Now Ukrainian minors CAN get UK visa without parents after U-turn06/23/2022
Now Ukrainian minors CAN get a visa to come to UK without their parents after Government U-turn
- Thousands of unaccompanied youngsters will be able to apply to come to the UK
- They will need permission from their parents as part of Homes for Ukraine
- The change was set out by Communities Secretary Michael Gove, who said consent
Ukrainian children will be able to come to the UK without a parent or guardian after the Government announced a policy change to the Homes for Ukraine scheme yesterday.
Unaccompanied minors under the age of 18 can apply for a visa if they have parental consent.
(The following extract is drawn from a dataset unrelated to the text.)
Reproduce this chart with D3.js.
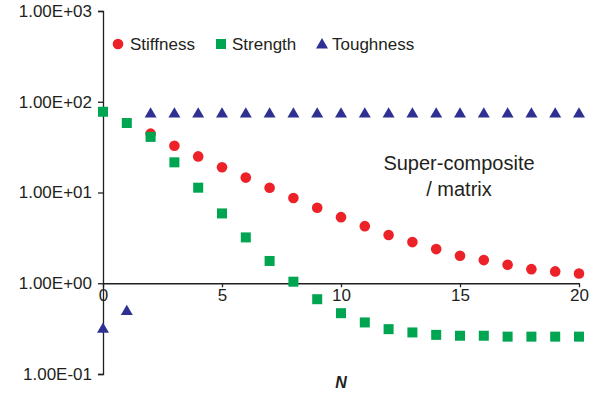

A thousand youngsters have previously had their entry blocked, but security checks may mean it is a few weeks before their visas are issued. It is understood the scheme will be open to new applicants later this summer.
For weeks after it opened in March, there was no mention of minors needing to be accompanied by a parent or guardian, leading to confusion when applications were rejected. The change was set out by Communities Secretary Michael Gove, who said consent must be certified by an authority approved by the Ukrainian government.
Unaccompanied minors under the age of 18 can apply for a visa if they have parental consent
Parental consent must be certified by an authority approved by the Ukrainian government, which includes Ukrainian consulates abroad.
The Local Government Association (LGA) said, while it supports plans to make it easier for children to seek sanctuary in the UK, its priority is keeping children safe.
LGA chairman, Councillor James Jamieson, said: ‘We do have real concerns about the potential for children to come to stay with adults they don’t know or don’t know well, and we want to ensure there are effective checks in place given there will always be people who abuse these systems and who pose a significant threat to children travelling on their own.
‘Any system must include appropriate vetting of the people they will be staying with in advance of travel, the right support for everyone involved, and ongoing checks of children’s safety and wellbeing.’